>>>
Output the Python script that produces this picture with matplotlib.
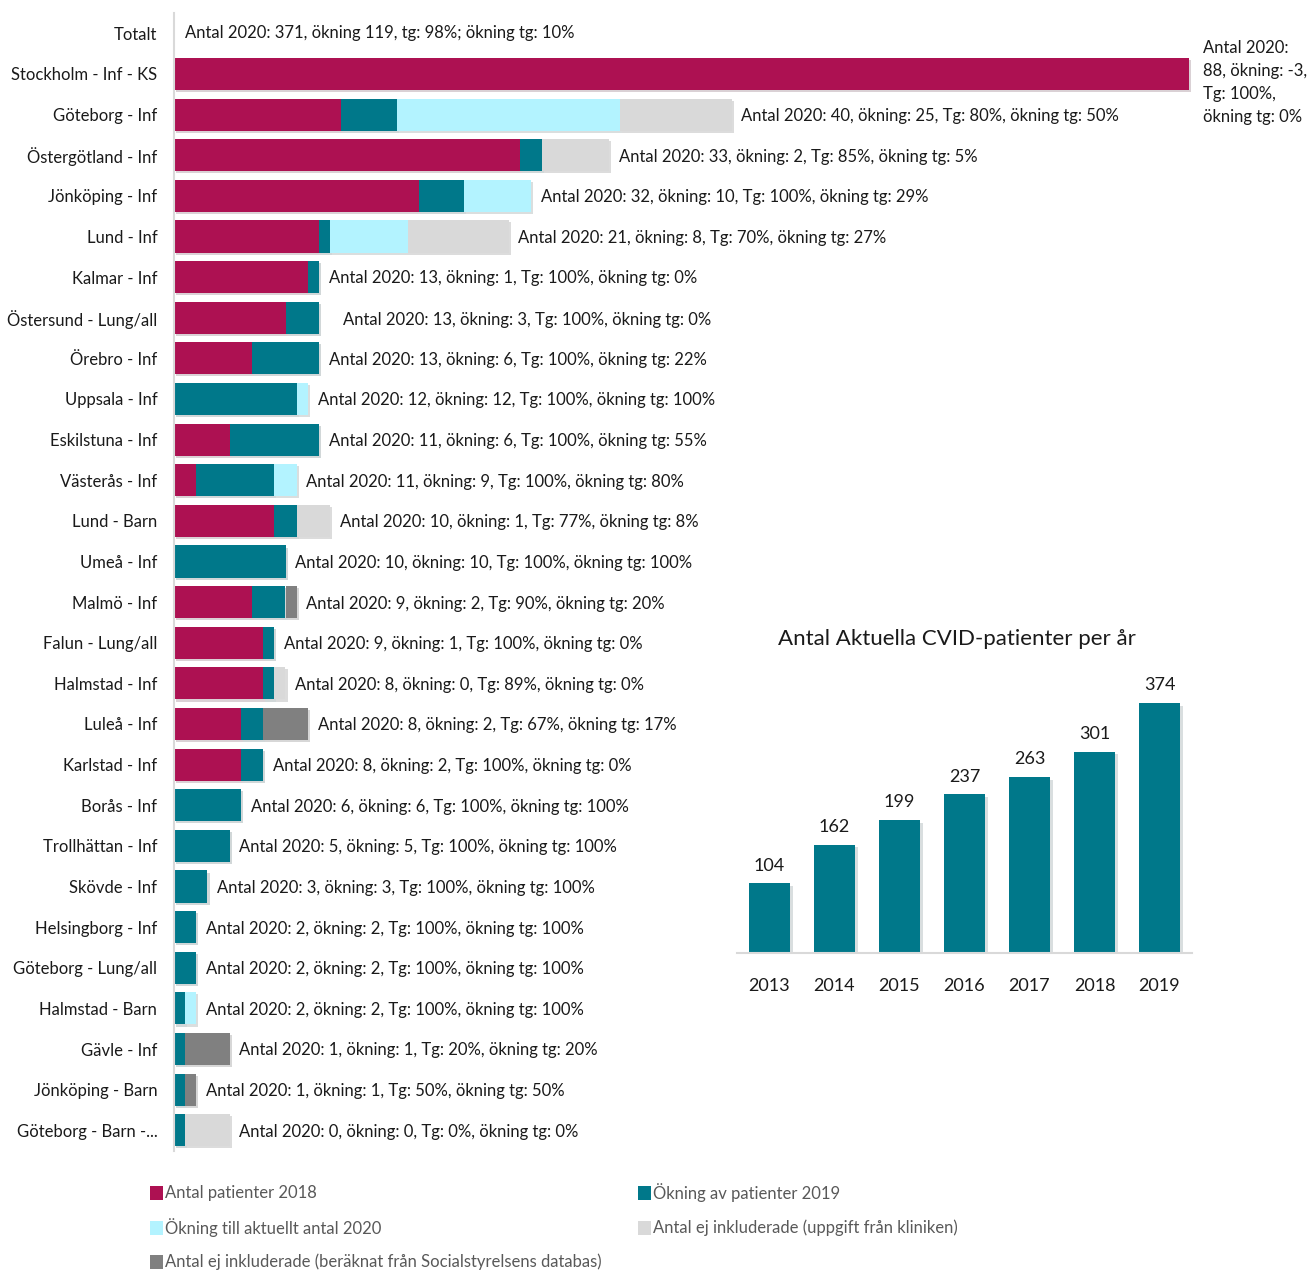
import matplotlib.pyplot as plt
import matplotlib.patheffects as pe
from matplotlib.patches import Rectangle

plt.rcParams["font.family"] = ["Lato", "DejaVu Sans"]

# --- DADOS ---
kategorier = [
    "Totalt", "Stockholm - Inf - KS", "Göteborg - Inf", "Östergötland - Inf",
    "Jönköping - Inf", "Lund - Inf", "Kalmar - Inf", "Östersund - Lung/all",
    "Örebro - Inf", "Uppsala - Inf", "Eskilstuna - Inf", "Västerås - Inf",
    "Lund - Barn", "Umeå - Inf", "Malmö - Inf", "Falun - Lung/all",
    "Halmstad - Inf", "Luleå - Inf", "Karlstad - Inf", "Borås - Inf",
    "Trollhättan - Inf", "Skövde - Inf", "Helsingborg - Inf",
    "Göteborg - Lung/all", "Halmstad - Barn", "Gävle - Inf",
    "Jönköping - Barn", "Göteborg - Barn -...",
]

# Totalt-raden saknar stapel (0 överallt)
patienter_2018 = [0, 91, 15, 31, 22, 13, 12, 10, 7, 0, 5, 2, 9, 0, 7, 8, 8, 6, 6,
                  0, 0, 0, 0, 0, 0, 0, 0, 0]
okning_2019 = [0, 0, 5, 2, 4, 1, 1, 3, 6, 11, 8, 7, 2, 10, 3, 1, 1, 2, 2,
               6, 5, 3, 2, 2, 1, 1, 1, 1]
okning_2020 = [0, 0, 20, 0, 6, 7, 0, 0, 0, 1, 0, 2, 0, 0, 0, 0, 0, 0, 0,
               0, 0, 0, 0, 0, 1, 0, 0, 0]
ej_inkl_klinik = [0, 0, 10, 6, 0, 9, 0, 0, 0, 0, 0, 0, 3, 0, 0, 0, 1, 0, 0,
                  0, 0, 0, 0, 0, 0, 0, 0, 4]
ej_inkl_socst = [0, 0, 0, 0, 0, 0, 0, 0, 0, 0, 0, 0, 0, 0, 1, 0, 0, 4, 0,
                 0, 0, 0, 0, 0, 0, 4, 1, 0]

etiketter = [
    "Antal 2020: 371, ökning 119, tg: 98%; ökning tg: 10%",
    "Antal 2020:\n88, ökning: -3,\nTg: 100%,\nökning tg: 0%",
    "Antal 2020: 40, ökning: 25, Tg: 80%, ökning tg: 50%",
    "Antal 2020: 33, ökning: 2, Tg: 85%, ökning tg: 5%",
    "Antal 2020: 32, ökning: 10, Tg: 100%, ökning tg: 29%",
    "Antal 2020: 21, ökning: 8, Tg: 70%, ökning tg: 27%",
    "Antal 2020: 13, ökning: 1, Tg: 100%, ökning tg: 0%",
    "Antal 2020: 13, ökning: 3, Tg: 100%, ökning tg: 0%",
    "Antal 2020: 13, ökning: 6, Tg: 100%, ökning tg: 22%",
    "Antal 2020: 12, ökning: 12, Tg: 100%, ökning tg: 100%",
    "Antal 2020: 11, ökning: 6, Tg: 100%, ökning tg: 55%",
    "Antal 2020: 11, ökning: 9, Tg: 100%, ökning tg: 80%",
    "Antal 2020: 10, ökning: 1, Tg: 77%, ökning tg: 8%",
    "Antal 2020: 10, ökning: 10, Tg: 100%, ökning tg: 100%",
    "Antal 2020: 9, ökning: 2, Tg: 90%, ökning tg: 20%",
    "Antal 2020: 9, ökning: 1, Tg: 100%, ökning tg: 0%",
    "Antal 2020: 8, ökning: 0, Tg: 89%, ökning tg: 0%",
    "Antal 2020: 8, ökning: 2, Tg: 67%, ökning tg: 17%",
    "Antal 2020: 8, ökning: 2, Tg: 100%, ökning tg: 0%",
    "Antal 2020: 6, ökning: 6, Tg: 100%, ökning tg: 100%",
    "Antal 2020: 5, ökning: 5, Tg: 100%, ökning tg: 100%",
    "Antal 2020: 3, ökning: 3, Tg: 100%, ökning tg: 100%",
    "Antal 2020: 2, ökning: 2, Tg: 100%, ökning tg: 100%",
    "Antal 2020: 2, ökning: 2, Tg: 100%, ökning tg: 100%",
    "Antal 2020: 2, ökning: 2, Tg: 100%, ökning tg: 100%",
    "Antal 2020: 1, ökning: 1, Tg: 20%, ökning tg: 20%",
    "Antal 2020: 1, ökning: 1, Tg: 50%, ökning tg: 50%",
    "Antal 2020: 0, ökning: 0, Tg: 0%, ökning tg: 0%",
]

ar = ["2013", "2014", "2015", "2016", "2017", "2018", "2019"]
cvid_patienter = [104, 162, 199, 237, 263, 301, 374]

serienamn = [
    "Antal patienter 2018",
    "Ökning av patienter 2019",
    "Ökning till aktuellt antal 2020",
    "Antal ej inkluderade (uppgift från kliniken)",
    "Antal ej inkluderade (beräknat från Socialstyrelsens databas)",
]
farger = ["#AD1152", "#00788A", "#B3F3FF", "#D9D9D9", "#808080"]

# --- FIGUR ---
W, H = 1311, 1272
fig = plt.figure(figsize=(W / 100, H / 100), dpi=100)

ax = fig.add_axes([174 / W, 1 - 1150.6 / H, (W - 174) / W, 1137.6 / H])
skugga = [pe.SimplePatchShadow(offset=(1.5, -1.5), alpha=0.18), pe.Normal()]

y = list(range(len(kategorier)))
vanster = [0] * len(kategorier)
for serie, farg in zip(
    [patienter_2018, okning_2019, okning_2020, ej_inkl_klinik, ej_inkl_socst], farger
):
    staplar = ax.barh(y, serie, left=vanster, height=0.79, color=farg, linewidth=0)
    for s in staplar:
        s.set_path_effects(skugga)
    vanster = [a + b for a, b in zip(vanster, serie)]

ax.set_xlim(0, (W - 174) / 11.15)
ax.set_ylim(len(kategorier) - 0.5, -0.5)
ax.set_yticks(y)
ax.set_yticklabels(kategorier, fontsize=12, color="#1a1a1a")
ax.tick_params(axis="y", length=0, pad=12)
ax.set_xticks([])
for side in ["top", "right", "bottom"]:
    ax.spines[side].set_visible(False)
ax.spines["left"].set_color("#D9D9D9")
ax.spines["left"].set_linewidth(1.5)

# etiketter vid staplarna
for i, (tot, txt) in enumerate(zip(vanster, etiketter)):
    if i == 0:
        ax.annotate(txt, (0, i), xytext=(8, 0), textcoords="offset points",
                    va="center", fontsize=12, color="#1a1a1a")
    elif i == 1:
        ax.annotate(txt, (tot, i), xytext=(10, -6), textcoords="offset points",
                    va="center", ha="left", fontsize=12, color="#1a1a1a",
                    linespacing=1.55)
    elif kategorier[i] == "Östersund - Lung/all":
        ax.annotate(txt, (tot, i), xytext=(17, -2), textcoords="offset points",
                    va="center", fontsize=12, color="#1a1a1a")
    else:
        ax.annotate(txt, (tot, i), xytext=(7, -1), textcoords="offset points",
                    va="center", fontsize=12, color="#1a1a1a")

# --- INFÄLLT DIAGRAM ---
ax2 = fig.add_axes([737 / W, 1 - 953 / H, 455 / W, 281 / H])
b2 = ax2.bar(range(len(ar)), cvid_patienter, width=0.63, color="#00788A")
for s in b2:
    s.set_path_effects([pe.SimplePatchShadow(offset=(2, -2), alpha=0.15), pe.Normal()])
for i, v in enumerate(cvid_patienter):
    ax2.annotate(str(v), (i, v), xytext=(0, 7), textcoords="offset points",
                 ha="center", va="bottom", fontsize=13, color="#1a1a1a")
ax2.set_xlim(-0.5, len(ar) - 0.5)
ax2.set_ylim(0, 420)
ax2.set_xticks(range(len(ar)))
ax2.set_xticklabels(ar, fontsize=13, color="#1a1a1a")
ax2.tick_params(axis="x", length=0, pad=18)
ax2.set_yticks([])
for side in ["top", "right", "left"]:
    ax2.spines[side].set_visible(False)
ax2.spines["bottom"].set_color("#D9D9D9")
ax2.spines["bottom"].set_linewidth(1.5)
fig.text(957 / W, 1 - 639 / H, "Antal Aktuella CVID-patienter per år",
         ha="center", va="center", fontsize=16, color="#1a1a1a")

# --- LEGEND ---
legend_pos = [(150, 1193), (638, 1193), (150, 1228), (638, 1228), (150, 1262)]
for (px, py), namn, farg in zip(legend_pos, serienamn, farger):
    fig.add_artist(Rectangle((px / W, 1 - (py + 7) / H), 13 / W, 14 / H,
                             transform=fig.transFigure, color=farg, linewidth=0))
    fig.text((px + 15) / W, 1 - py / H, namn, va="center", fontsize=12,
             color="#595959")

fig.savefig("out.png", dpi=100)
<<<
◆ EXERCISE REQUIREMENTS ◆
Repeat the lines of the listing above verbatim, beginning at its first line and ending at the line containing "0, 0, 0, 0, 0, 0, 4, 1, 0]", which is included. Omit pictures.

◆ WORKED SOLUTION ◆
Output the Python script that produces this picture with matplotlib.
import matplotlib.pyplot as plt
import matplotlib.patheffects as pe
from matplotlib.patches import Rectangle

plt.rcParams["font.family"] = ["Lato", "DejaVu Sans"]

# --- DADOS ---
kategorier = [
    "Totalt", "Stockholm - Inf - KS", "Göteborg - Inf", "Östergötland - Inf",
    "Jönköping - Inf", "Lund - Inf", "Kalmar - Inf", "Östersund - Lung/all",
    "Örebro - Inf", "Uppsala - Inf", "Eskilstuna - Inf", "Västerås - Inf",
    "Lund - Barn", "Umeå - Inf", "Malmö - Inf", "Falun - Lung/all",
    "Halmstad - Inf", "Luleå - Inf", "Karlstad - Inf", "Borås - Inf",
    "Trollhättan - Inf", "Skövde - Inf", "Helsingborg - Inf",
    "Göteborg - Lung/all", "Halmstad - Barn", "Gävle - Inf",
    "Jönköping - Barn", "Göteborg - Barn -...",
]

# Totalt-raden saknar stapel (0 överallt)
patienter_2018 = [0, 91, 15, 31, 22, 13, 12, 10, 7, 0, 5, 2, 9, 0, 7, 8, 8, 6, 6,
                  0, 0, 0, 0, 0, 0, 0, 0, 0]
okning_2019 = [0, 0, 5, 2, 4, 1, 1, 3, 6, 11, 8, 7, 2, 10, 3, 1, 1, 2, 2,
               6, 5, 3, 2, 2, 1, 1, 1, 1]
okning_2020 = [0, 0, 20, 0, 6, 7, 0, 0, 0, 1, 0, 2, 0, 0, 0, 0, 0, 0, 0,
               0, 0, 0, 0, 0, 1, 0, 0, 0]
ej_inkl_klinik = [0, 0, 10, 6, 0, 9, 0, 0, 0, 0, 0, 0, 3, 0, 0, 0, 1, 0, 0,
                  0, 0, 0, 0, 0, 0, 0, 0, 4]
ej_inkl_socst = [0, 0, 0, 0, 0, 0, 0, 0, 0, 0, 0, 0, 0, 0, 1, 0, 0, 4, 0,
                 0, 0, 0, 0, 0, 0, 4, 1, 0]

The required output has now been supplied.